In the bleak midwinter, frosty wind made moan,
Earth stood hard as iron, water like a stone;
Snow had fallen, snow on snow, snow on snow,
In the bleak midwinter, long ago.
That’s how the old poem goes. The poem is, “In The Bleak Midwinter” by Christina Rossetti, c. 1870.
Winter’s not my favorite season, yet some of my favorite things are a part of this season: Christmastime, family activities, fires, hot chocolate, spiced cider, mulled wine, strong coffee and rich food. But I miss the sunshine, the leaves and being outside. I complain of humidity in summer and the dry air of winter.
Winter seems quieter, slower, more contemplative. I can almost picture the scene where Ms. Rossetti penned her poem. From that first verse you might think she was depressed or in despair. Winter can do that to you. But when you read the rest, you see she was contrasting winter with something else. Something new. Something with promise, like the coming spring. The poem continues:
Our God, heaven cannot hold Him, nor earth sustain;
Heaven and earth shall flee away when He comes to reign.
In the bleak midwinter a stable place sufficed
The Lord God Almighty, Jesus Christ.
Enough for Him, Whom cherubim, worship night and day,
Breastful of milk, and a mangerful of hay;
Enough for Him, Whom angels fall before,
The ox and ass and camel which adore.
Angels and archangels may have gathered there,
Cherubim and seraphim thronged the air;
But His mother only, in her maiden bliss,
Worshiped the beloved with a kiss.
What can I give Him, poor as I am?
If I were a shepherd, I would bring a lamb;
If I were a Wise Man, I would do my part;
Yet what I can I give Him: give my heart.
Maybe that’s the key to seasons of bleakness whether they be in winter or summer, in abundance or poverty. 2018 has had it all, or so it seems. The world seems meaner somehow, more base, more selfish, more arrogant, more misguided.
But it also seems more hopeful. I have the privilege of being around immensely creative young people and wonderful family. They seem more energized, more visionary.
I want to be among those who understand there is more to the poem, more to the story, more to this life.
Most know of the words, “We hold these truths to be self-evident, that all men are created equal, that they are endowed by their Creator with certain unalienable Rights, that among these are Life, Liberty and the pursuit of Happiness.” Many know these words to be the introduction to the Declaration of Independence. Many would see these unalienable (which means you can’t give them away) Rights to be the highest form of humanity. They’re good, don’t get me wrong, but there is more.
If we stop with these then we will put all of our hopes in political solutions. That’s the mold they are cast in. It should be clear to us that the ultimate answers are not in politics. There is more.

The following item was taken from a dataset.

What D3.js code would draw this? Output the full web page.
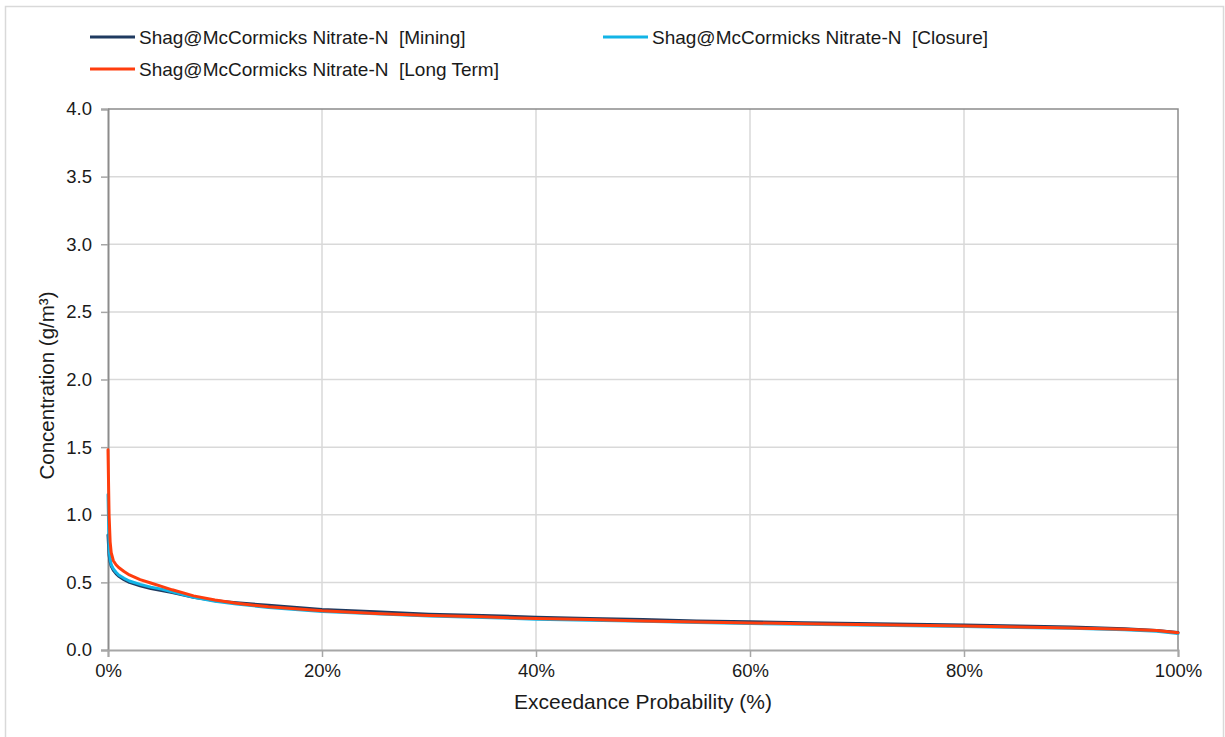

We always speak of the turn from one year to the next as the NEW year, fraught with opportunity, a new start. I am resolving to aim higher, drink deeper, see more, listen more, give more and live more. And with all that living there is a chance that at the end of 2019 I will weigh more. Just being honest.
By the way, that old poem was made into a wonderful Christmas Carol. I highly recommend James Taylor’s version of the song. You can find it on his album “At Christmas” along with a lovely version of Auld Lang Syne; perfect for midnight tonight.